Your small and medium business CFO resource.

Cash for Impact



Small Business Secrets: Practices that Aid Personal Finances 0

Posted on May 20, 2015 by Tiffany C. Wright
Financial management is financial health

Managing your money like a successful small business owner can enhance your financial health.

There are a number of activities that small business owners routinely engage in out of necessity. For example, for successful small businesses, cash is king. You can be profitable yet have very poor cash flow because you did not structure the timing of your inflows to exceed your outflows. Most ongoing successful business owners have developed the ability to forecast and manage cash. Learning to do this and other activities bodes well for individuals and improving both their personal financial management capabilities and their actual personal finances.

Managing Cash Flow

I plan out my cash flows 12 weeks in advance. If I see that I’ll have a large outflow in a given week, I’ll make adjustments in other weeks to ensure I have the cash or I’ll use our credit cards or line of credit. But I make sure that I can pay these down within 1-2 months. In addition, I plan out capital expenditures 1-2 years in advance. That way, I can explore ways to fund those expenditures in advance such as a lease, term loan or (more rarely) one or more investors.

People can use this same planning and discipline to manage their personal finances. Treat those major vacations and large purchases like capital expenditures. Know your personal inflows and outflows and timing and only use your credit cards to cover the gaps or to allow time for more cash to come in before you pay out (i.e., you delay the cash outflow by 25 or more days by putting it on the credit card).

Poor financial management

Poor financial management is evidenced by overdue bills, maxed out credit cards and little cash.

No Reliance on One Income Source

Another thing is, as a business owner, I try not to place more than 5-10% of my business with any one customer. Sometimes a customer may jump to a much higher percentage (which is usually great!), but then I focus on expanding customers or the business to again lower that percentage. Most non-investors and non-business owners have one or two sources of income – their own and that of their spouse, if they’re married. To generate cash from other sources, you can invest in real estate, invest in bonds, invest in stocks that pay dividends, freelance, have a part-time job,… The point is to reduce your reliance on your paycheck through multiple methods so you don’t experience a massive shock if you lose that paycheck.

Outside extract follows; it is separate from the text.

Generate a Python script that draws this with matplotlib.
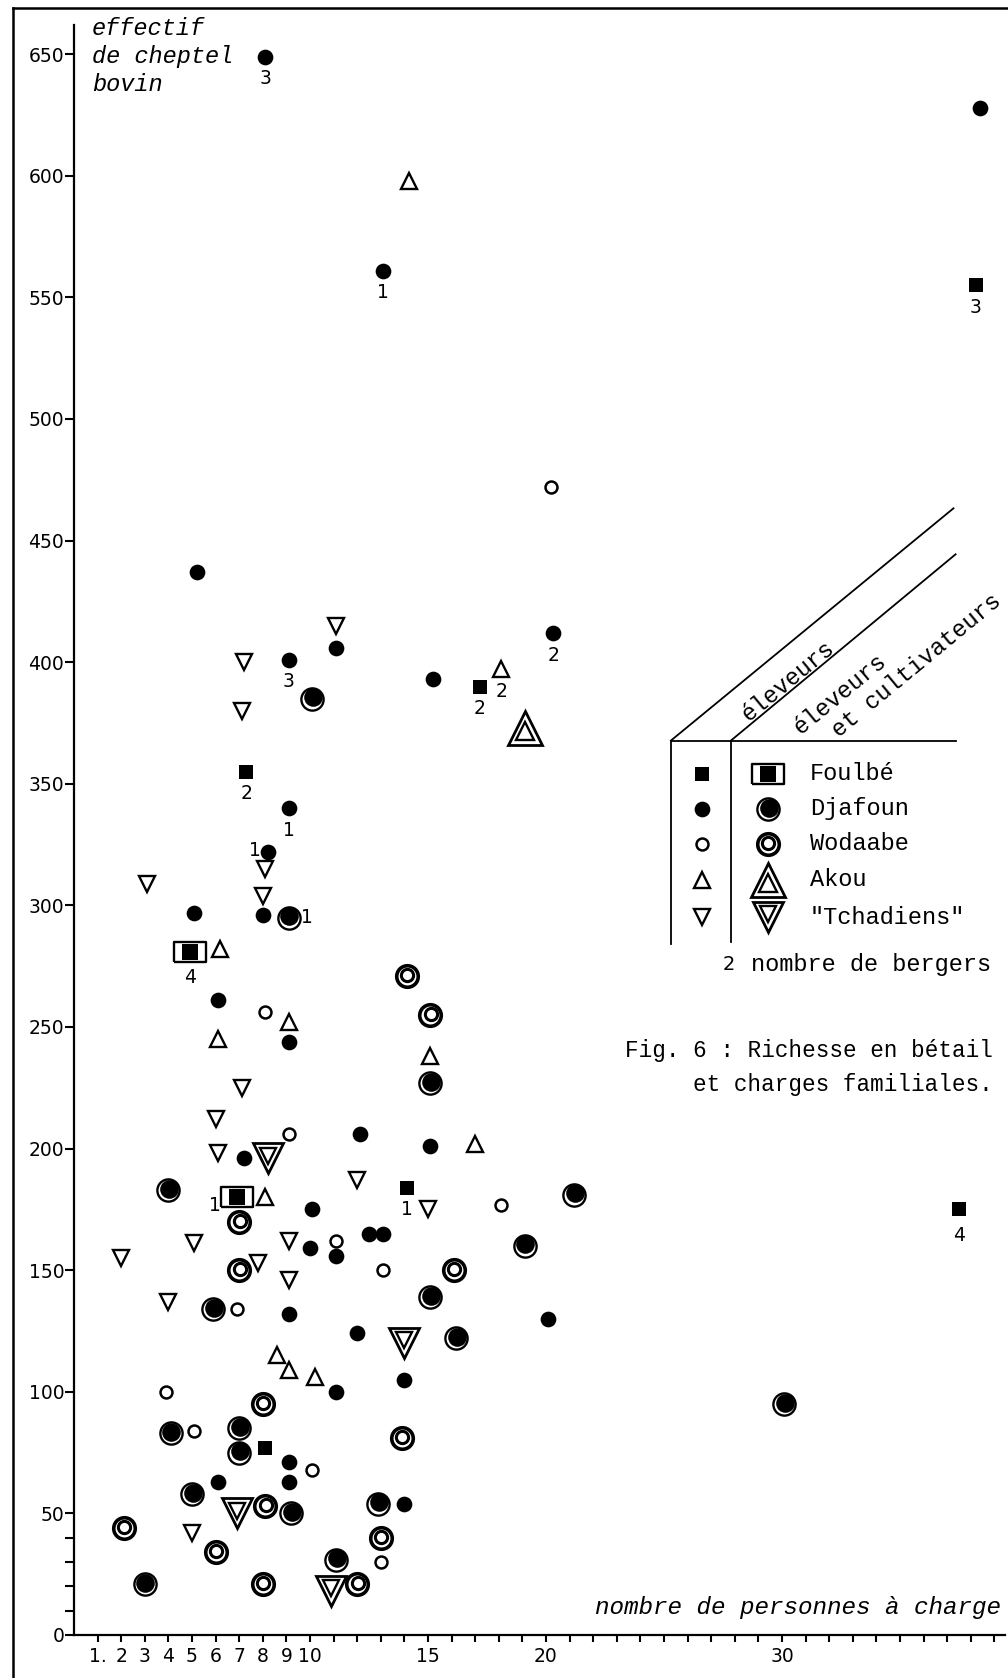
import numpy as np
import matplotlib
matplotlib.use('Agg')
import matplotlib.pyplot as plt
from matplotlib.transforms import ScaledTranslation

# ---- données (x = personnes à charge, y = effectif bovin) ----
# éleveurs
foulbe_x = [38.2, 7.3, 17.2, 14.1, 37.5, 8.1]
foulbe_y = [555, 355, 390, 184, 175, 77]
djafoun_x = [8.1, 13.1, 38.4, 5.2, 11.1, 9.1, 20.3, 15.2, 9.1, 8.2, 8.0, 5.1, 6.1, 9.1, 12.1, 15.1,
             7.2, 10.1, 10.0, 11.1, 12.5, 13.1, 9.1, 12.0, 20.1, 14.0, 11.1, 9.1, 9.1, 6.1, 14.0]
djafoun_y = [649, 561, 628, 437, 406, 401, 412, 393, 340, 322, 296, 297, 261, 244, 206, 201,
             196, 175, 159, 156, 165, 165, 132, 124, 130, 105, 100, 71, 63, 63, 54]
wodaabe_x = [20.2, 8.1, 9.1, 18.1, 11.1, 13.1, 6.9, 3.9, 5.1, 10.1, 13.0]
wodaabe_y = [472, 256, 206, 177, 162, 150, 134, 100, 84, 68, 30]
akou_x = [14.2, 18.1, 6.2, 9.1, 6.1, 15.1, 17.0, 8.1, 8.6, 9.1, 10.2]
akou_y = [598, 397, 282, 252, 245, 238, 202, 180, 115, 109, 106]
tchad_x = [11.1, 7.2, 7.1, 3.1, 8.1, 8.0, 7.1, 6.0, 6.1, 12.0, 15.0, 2.0, 5.1, 9.1, 7.8, 9.1, 4.0, 5.0]
tchad_y = [415, 400, 380, 309, 315, 304, 225, 212, 198, 187, 175, 155, 161, 162, 153, 146, 137, 42]

# éleveurs et cultivateurs
foulbe_ec_x = [4.9, 6.9]
foulbe_ec_y = [281, 180]
djafoun_ec_x = [10.1, 9.1, 15.1, 4.0, 21.2, 19.1, 15.1, 5.9, 16.2, 30.1, 4.1, 7.0, 7.0, 5.0, 9.2, 12.9, 11.1, 3.0]
djafoun_ec_y = [385, 295, 227, 183, 181, 160, 139, 134, 122, 95, 83, 85, 75, 58, 50, 54, 31, 21]
wodaabe_ec_x = [14.1, 15.1, 7.0, 7.0, 16.1, 8.0, 13.9, 8.1, 2.1, 13.0, 6.0, 8.0, 12.0]
wodaabe_ec_y = [271, 255, 170, 150, 150, 95, 81, 53, 44, 40, 34, 21, 21]
akou_ec_x = [19.1]
akou_ec_y = [373]
tchad_ec_x = [8.2, 14.0, 6.9, 10.9]
tchad_ec_y = [196, 120, 50, 18]

# nombre de bergers
bergers_x = [8.1, 13.1, 38.2, 20.3, 18.1, 17.2, 9.1, 7.3, 9.1, 8.2, 9.1, 4.9, 6.9, 14.1, 37.5]
bergers_y = [649, 561, 555, 412, 397, 390, 401, 355, 340, 322, 295, 281, 180, 184, 175]
bergers_n = ['3', '1', '3', '2', '2', '2', '3', '2', '1', '1', '1', '4', '1', '1', '4']
bergers_pos = ['b', 'b', 'b', 'b', 'b', 'b', 'b', 'b', 'b', 'l', 'r', 'bb', 'll', 'b', 'bb']

x_ticks = list(range(1, 40))
x_labels = {1: '1.', 2: '2', 3: '3', 4: '4', 5: '5', 6: '6', 7: '7', 8: '8', 9: '9', 10: '10',
            15: '15', 20: '20', 30: '30'}
y_ticks = list(range(0, 651, 50))
y_minor = [10, 20, 30, 40]

groupes = ['Foulbé', 'Djafoun', 'Wodaabe', 'Akou', '"Tchadiens"']

MONO = 'Liberation Mono'
SANS = 'DejaVu Sans'

fig = plt.figure(figsize=(10.08, 16.78), dpi=100)
W, H = 1008, 1678
ax = fig.add_axes([74 / W, 43 / H, (1005 - 74) / W, (1635 - 25) / H])
ax.set_xlim(0, 39.45)
ax.set_ylim(0, 662)


def decal(base, dx, dy):
    return base + ScaledTranslation(dx / 72, dy / 72, fig.dpi_scale_trans)


RECT = [(-1.6, -1), (1.6, -1), (1.6, 1), (-1.6, 1), (-1.6, -1)]
styles = {
    'foulbe': [dict(marker='s', ms=10, mfc='k', mec='k', mew=0)],
    'djafoun': [dict(marker='o', ms=11.3, mfc='k', mec='k', mew=0)],
    'wodaabe': [dict(marker='o', ms=8.6, mfc='w', mec='k', mew=1.8)],
    'akou': [dict(marker='^', ms=12, mfc='w', mec='k', mew=1.7)],
    'tchad': [dict(marker='v', ms=12, mfc='w', mec='k', mew=1.7)],
    'foulbe_ec': [dict(marker=RECT, ms=23, mfc='w', mec='k', mew=1.7),
                  dict(marker='s', ms=11, mfc='k', mec='k', mew=0)],
    'djafoun_ec': [dict(marker='o', ms=16, mfc='w', mec='k', mew=1.7),
                   dict(marker='o', ms=13.4, mfc='k', mec='k', mew=0, d=(0.5, 1.0))],
    'wodaabe_ec': [dict(marker='o', ms=15.5, mfc='w', mec='k', mew=2.6),
                   dict(marker='o', ms=8.8, mfc='w', mec='k', mew=2.2, d=(0.3, 0.6))],
    'akou_ec': [dict(marker='^', ms=24, mfc='w', mec='k', mew=2.0),
                dict(marker='^', ms=13, mfc='w', mec='k', mew=1.7, d=(0, -2.0))],
    'tchad_ec': [dict(marker='v', ms=22, mfc='w', mec='k', mew=2.0),
                 dict(marker='v', ms=11.5, mfc='w', mec='k', mew=1.7, d=(0, 2.0))],
}


def draw(a, xs, ys, key):
    for st in styles[key]:
        st = dict(st)
        d = st.pop('d', (0, 0))
        a.plot(xs, ys, ls='none', transform=decal(a.transData, *d), clip_on=False, **st)


draw(ax, foulbe_x, foulbe_y, 'foulbe')
draw(ax, djafoun_x, djafoun_y, 'djafoun')
draw(ax, wodaabe_x, wodaabe_y, 'wodaabe')
draw(ax, akou_x, akou_y, 'akou')
draw(ax, tchad_x, tchad_y, 'tchad')
draw(ax, foulbe_ec_x, foulbe_ec_y, 'foulbe_ec')
draw(ax, djafoun_ec_x, djafoun_ec_y, 'djafoun_ec')
draw(ax, wodaabe_ec_x, wodaabe_ec_y, 'wodaabe_ec')
draw(ax, akou_ec_x, akou_ec_y, 'akou_ec')
draw(ax, tchad_ec_x, tchad_ec_y, 'tchad_ec')

# petits chiffres : nombre de bergers
decalages = {'b': (0, -16), 'bb': (0, -19), 'l': (-9, 1), 'll': (-16, -6), 'r': (13, 0)}
for x, y, n, p in zip(bergers_x, bergers_y, bergers_n, bergers_pos):
    ax.annotate(n, (x, y), xytext=decalages[p], textcoords='offset points',
                ha='center', va='center', fontsize=13.5, family=SANS)

# axes
for s in ['top', 'right']:
    ax.spines[s].set_visible(False)
for s in ['left', 'bottom']:
    ax.spines[s].set_linewidth(1.6)
ax.set_xticks(x_ticks)
ax.set_xticklabels([x_labels.get(t, '') for t in x_ticks], fontsize=13.5, family=SANS)
ax.set_yticks(y_ticks)
ax.set_yticklabels([str(t) for t in y_ticks], fontsize=13.5, family=SANS)
ax.set_yticks(y_minor, minor=True)
ax.tick_params(axis='x', direction='out', length=5, width=1.5, pad=4)
ax.tick_params(axis='y', which='both', direction='out', length=6.5, width=1.5, pad=0.5)
ax.patch.set_alpha(0)

# calque en pixels pour légende et textes
ov = fig.add_axes([0, 0, 1, 1])
ov.set_xlim(0, W)
ov.set_ylim(H, 0)
ov.axis('off')

ov.plot([13, 13], [8, H], color='k', lw=1.8)
ov.plot([13, W], [8, 8], color='k', lw=1.8)

ov.text(92, 35, 'effectif', family=MONO, style='italic', fontsize=17, va='baseline')
ov.text(92, 63, 'de cheptel', family=MONO, style='italic', fontsize=17, va='baseline')
ov.text(92, 91, 'bovin', family=MONO, style='italic', fontsize=17, va='baseline')
ov.text(1001, 1614, 'nombre de personnes à charge', family=MONO, style='italic',
        fontsize=17.5, ha='right', va='baseline')

# cadre de la légende
lk = dict(color='k', lw=1.3)
ov.plot([671, 956], [740.5, 740.5], **lk)
ov.plot([671, 953.5], [740.5, 508.3], **lk)
ov.plot([731, 955.6], [740.5, 554.3], **lk)
ov.plot([671, 671], [740.5, 944], **lk)
ov.plot([731, 731], [740.5, 942], **lk)
rot = 39.5
ov.text(748, 722, 'éleveurs', family=MONO, fontsize=17, rotation=rot,
        rotation_mode='anchor', ha='left', va='baseline')
ov.text(800, 735, 'éleveurs', family=MONO, fontsize=17, rotation=rot,
        rotation_mode='anchor', ha='left', va='baseline')
ov.text(839, 738, 'et cultivateurs', family=MONO, fontsize=17, rotation=rot,
        rotation_mode='anchor', ha='left', va='baseline')

rows = [774, 809, 844, 880, 917]
keys = ['foulbe', 'djafoun', 'wodaabe', 'akou', 'tchad']
for r, k, g in zip(rows, keys, groupes):
    draw(ov, [702], [r], k)
    draw(ov, [768], [r], k + '_ec')
    ov.text(810, r, g, family=MONO, fontsize=17, va='center')

ov.text(729, 965, '2', family=SANS, fontsize=14, ha='center', va='center')
ov.text(751, 965, 'nombre de bergers', family=MONO, fontsize=17, va='center')
ov.text(993, 1050, 'Fig. 6 : Richesse en bétail', family=MONO, fontsize=16.3,
        ha='right', va='center')
ov.text(993, 1085, 'et charges familiales.', family=MONO, fontsize=16.3,
        ha='right', va='center')

fig.savefig('out.png', dpi=100)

Periodically Extract Money and Invest

Finally, I am currently growing my business. However, with previous businesses, I pulled money out of the business periodically and invested in other assets – other businesses, stocks, and real estate. I want to build the value of my business by retaining some profits but I need to reduce the risk of a negative impact on my personal finances if something unexpected happens and adversely slams my business. You can benefit from doing the same personally. Take money from your paycheck and invest it in something, preferably, multiple assets that you know and are comfortable with. You increase your net worth over time and reduce the likelihood that one asset will collapse and wipe you out financially.